08.08.2019 tarihinde sabahleyin gardiyanlar ve müdürler geldiler. Bizim koğuşta 15 kişi var. Biz ‘daha önce ayakta sayım yoktu ve bu şekilde hiçbir sorun çıkmadı’ dedik. Ancak; bundan sonra böyle dediler. Aslında bizi darp etmeye geldikleri her hallerinden belliydi. Koğuşa girip herkesi darp ettiler. 40 kişiden fazla gardiyan vardı."
M. Şirin Arat: "Ben yaklaşık 3 yıldır bu cezaevindeyim. A-18 koğuşundayım. Cezaevi idaresi, doktoru gardiyanı hepsi ideolojik davranıyor ve bizleri düşman olarak görüyor. Tüm haklarımız elimizden alınmış, dört duvar arasına almışlar ve havalandırmamızı dahi kapatmışlar. İnsani hiçbir şeyi bize bırakmamışlar. Cezaevi içerisinde Tecrit hayatı yaşatıyorlar. 08.08.2019 tarihinde sabahleyin kalabalık bir şekilde geldiler. Aslında geldiklerinde bizi darp etmek için geldiklerini anladık. Koğuşa daldılar ve birden herkesi darp etmeye başladılar, bazılarımız yere düştü, bazılarımız duvara yaslandırdılar. Benim ensemde ve sol kolumda morluklar oldu. Arkadaşım Yavuz Akar’a çok sert vurdular, sanırım epilepsi hastası olduğu için yere düşüp bayıldı."
Mehmet Faruk Engin: "birkaç kez beni Osmaniye Devlet hastanesine götürdüler. Ama ameliyat etmediler. Daha doğrusu sebebini bilmiyorum. Doktorlar yanımızda askerle ve elimiz kelepçeli iken bana 'neyin var diye sordu, ben de hastalığımı anlattım, 'tamam, çıkabilirsin' dedi. Hastalığım hakkında bana bilgi verilmediği gibi, ameliyat olup olmayacağım bile söylenmedi. Şu anda ne olacak bilmiyorum. Cezaevi doktoruna zaten soru dahi soramıyoruz. Bizimle ilgilenmiyor."

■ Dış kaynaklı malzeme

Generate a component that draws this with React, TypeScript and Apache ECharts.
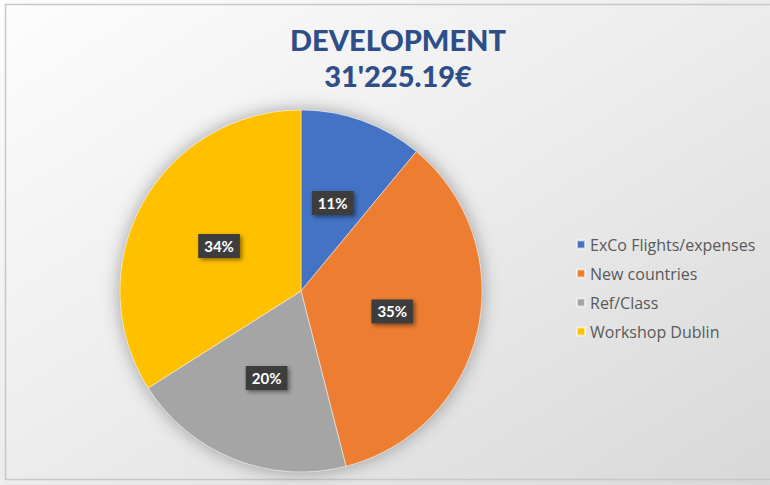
import React, { useEffect, useRef } from "react";
import * as echarts from "echarts";

const titleLines = ["DEVELOPMENT", "31'225.19€"];
const categories = ["ExCo Flights/expenses", "New countries", "Ref/Class", "Workshop Dublin"];
const shares = [11, 35, 20, 34];
const colors = ["#4472C4", "#ED7D31", "#A5A5A5", "#FFC000"];

export default function App() {
  const ref = useRef<HTMLDivElement>(null);
  useEffect(() => {
    if (!ref.current) return;
    const chart = echarts.init(ref.current, null, { renderer: "svg" });
    const data = categories.map((name, i) => ({ name, value: shares[i], itemStyle: { color: colors[i] } }));
    chart.setOption({
      animation: false,
      backgroundColor: new echarts.graphic.LinearGradient(0, 0, 1, 1, [
        { offset: 0, color: "#fdfdfd" },
        { offset: 0.5, color: "#ececec" },
        { offset: 1, color: "#d8d8d8" },
      ]),
      title: {
        text: titleLines[0],
        subtext: titleLines[1],
        left: 393,
        textAlign: "center",
        top: 20,
        itemGap: 7,
        textStyle: { fontFamily: "Lato", fontWeight: 900, fontSize: 29, color: "#2d4e88" },
        subtextStyle: { fontFamily: "Lato", fontWeight: 900, fontSize: 29, color: "#2d4e88" },
      },
      legend: {
        orient: "vertical",
        left: 571,
        top: 231,
        icon: "rect",
        itemWidth: 8,
        itemHeight: 8,
        itemGap: 12,
        data: categories,
        textStyle: { fontFamily: "Open Sans", fontSize: 16, color: "#595959", lineHeight: 17 },
      },
      graphic: [
        {
          type: "rect",
          shape: { x: 5.5, y: 4.5, width: 800, height: 475 },
          style: { fill: "none", stroke: "#c8c8c8", lineWidth: 1.5 },
          silent: true,
        },
      ],
      series: [
        {
          type: "pie",
          silent: true,
          center: [301, 291],
          radius: [0, 181],
          label: { show: false },
          labelLine: { show: false },
          itemStyle: { color: "#cccccc", shadowBlur: 18, shadowColor: "rgba(0,0,0,0.35)" },
          data: [{ name: "", value: 1 }],
          legendHoverLink: false,
        },
        {
          type: "pie",
          center: [301, 291],
          radius: [0, 181],
          startAngle: 90,
          clockwise: true,
          itemStyle: { borderColor: "rgba(255,255,255,0.6)", borderWidth: 0.8 },
          label: {
            show: true,
            position: "inside",
            formatter: (p: any) => `${Math.round(p.percent)}%`,
            fontFamily: "Lato",
            fontWeight: "bold",
            fontSize: 15,
            color: "#ffffff",
            backgroundColor: "#3d3d3d",
            padding: [5, 6, 4, 6],
            shadowBlur: 4,
            shadowColor: "rgba(0,0,0,0.45)",
            shadowOffsetX: 2,
            shadowOffsetY: 2,
          },
          labelLine: { show: false },
          data,
        },
      ],
    });
    return () => chart.dispose();
  }, []);
  return (
    <div
      ref={ref}
      style={{ position: "fixed", left: 0, top: 0, width: 770, height: 485 }}
    />
  );
}
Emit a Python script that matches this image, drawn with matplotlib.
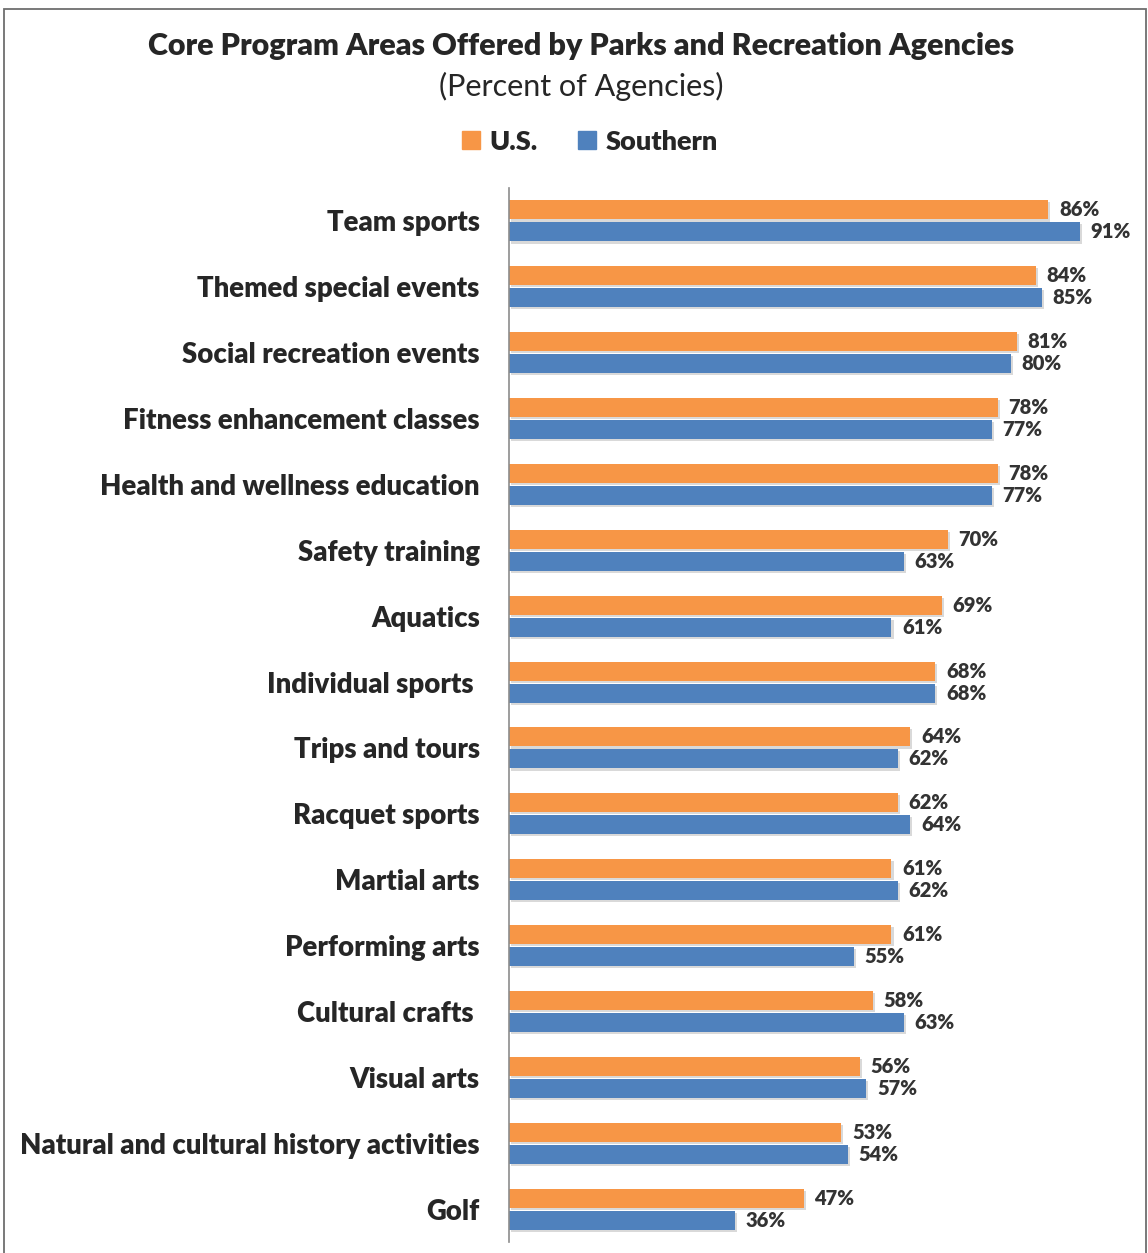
import matplotlib.pyplot as plt
from matplotlib.patches import Rectangle, Patch
import matplotlib.patheffects as pe
import numpy as np

categories = ["Team sports", "Themed special events", "Social recreation events",
              "Fitness enhancement classes", "Health and wellness education",
              "Safety training", "Aquatics", "Individual sports ", "Trips and tours",
              "Racquet sports", "Martial arts", "Performing arts", "Cultural crafts ",
              "Visual arts", "Natural and cultural history activities", "Golf"]
us_values = [86, 84, 81, 78, 78, 70, 69, 68, 64, 62, 61, 61, 58, 56, 53, 47]
southern_values = [91, 85, 80, 77, 77, 63, 61, 68, 62, 64, 62, 55, 63, 57, 54, 36]

ORANGE = "#F79646"
BLUE = "#4F81BD"
TEXT = "#262626"

plt.rcParams['font.family'] = ['Lato', 'DejaVu Sans']

fig = plt.figure(figsize=(11.48, 12.53), dpi=100)
ax = fig.add_axes([509 / 1148, 11 / 1253, 627 / 1148, 1054 / 1253])

y = np.arange(len(categories))
h = 0.29
off = 0.167
shadow = [pe.SimplePatchShadow(offset=(1.5, -1.5), shadow_rgbFace="#000000", alpha=0.15), pe.Normal()]
ax.barh(y - off, us_values, height=h, color=ORANGE, path_effects=shadow)
ax.barh(y + off, southern_values, height=h, color=BLUE, path_effects=shadow)

for yy, v in zip(y, us_values):
    ax.text(v + 1.7, yy - off, f"{v}%", va="center", ha="left", fontsize=14.5,
            fontweight="heavy", color="#333333")
for yy, v in zip(y, southern_values):
    ax.text(v + 1.7, yy + off, f"{v}%", va="center", ha="left", fontsize=14.5,
            fontweight="heavy", color="#333333")

ax.set_xlim(0, 100)
ax.set_ylim(len(categories) - 0.5, -0.5)
ax.set_yticks(y)
ax.set_yticklabels(categories, fontsize=19.8, fontweight="heavy", color=TEXT)
ax.tick_params(axis="y", length=0, pad=21)
ax.set_xticks([])
for s in ["top", "right", "bottom"]:
    ax.spines[s].set_visible(False)
ax.spines["left"].set_color("#8C8C8C")
ax.spines["left"].set_linewidth(1.2)

fig.text(0.506, 0.963, "Core Program Areas Offered by Parks and Recreation Agencies",
         ha="center", va="center", fontsize=22, fontweight="heavy", color=TEXT)
fig.text(0.506, 0.931, "(Percent of Agencies)", ha="center", va="center",
         fontsize=22, color=TEXT)

handles = [Patch(color=ORANGE, label="U.S."), Patch(color=BLUE, label="Southern")]
leg = fig.legend(handles=handles, loc="center", bbox_to_anchor=(0.514, 0.887), ncol=2,
                 frameon=False, handlelength=0.65, handleheight=0.65, handletextpad=0.35,
                 columnspacing=1.5, prop={"size": 19.5, "weight": "heavy"})
for t in leg.get_texts():
    t.set_color(TEXT)

fig.patches.append(Rectangle((4 / 1148, -0.01), 1142 / 1148, 1 - 9 / 1253 + 0.01,
                             transform=fig.transFigure, fill=False,
                             edgecolor="#6E6E6E", linewidth=1.3))

fig.savefig("out.png", dpi=100)
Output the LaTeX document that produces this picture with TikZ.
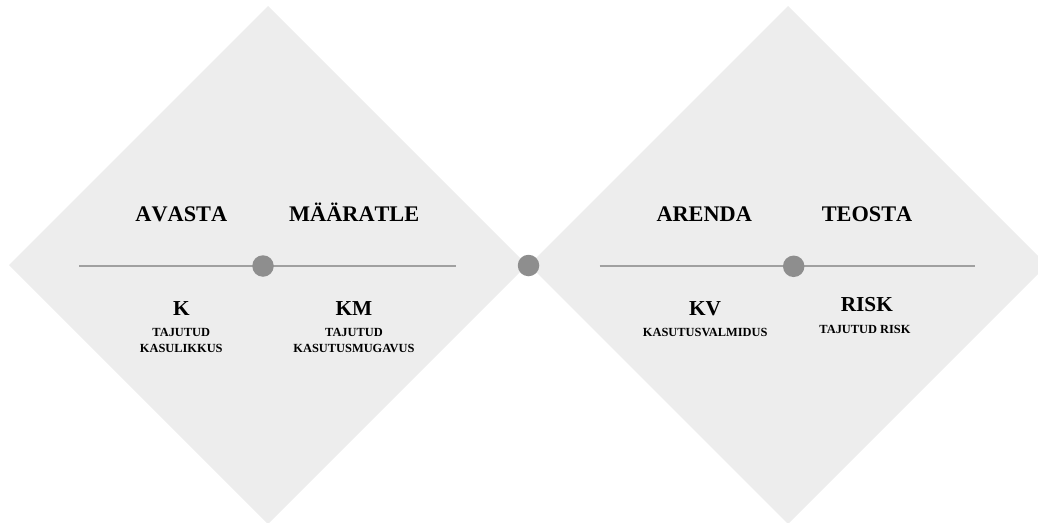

İbrahim Halil Karataş: "Ben 3 yıldır burada tutukluyum. A-18 koğuşunda kalıyorum. Bu cezaevinde 3 yıldır benim bulunduğum dönemden bugüne kadar sorunlar bitmedi. Sorunun nedeni ise cezaevi idaresi müdürler ve gardiyanların tavrıdır. Tamamen ideolojik davranıyorlar ve bize normal mahpus olarak bakmıyorlar. En ufak bir dilekçe ile bir şey talep etsek cevap bile vermiyorlar. Sürekli bize 'teröristler, hainler' gibi kelimeler kullanıyorlar."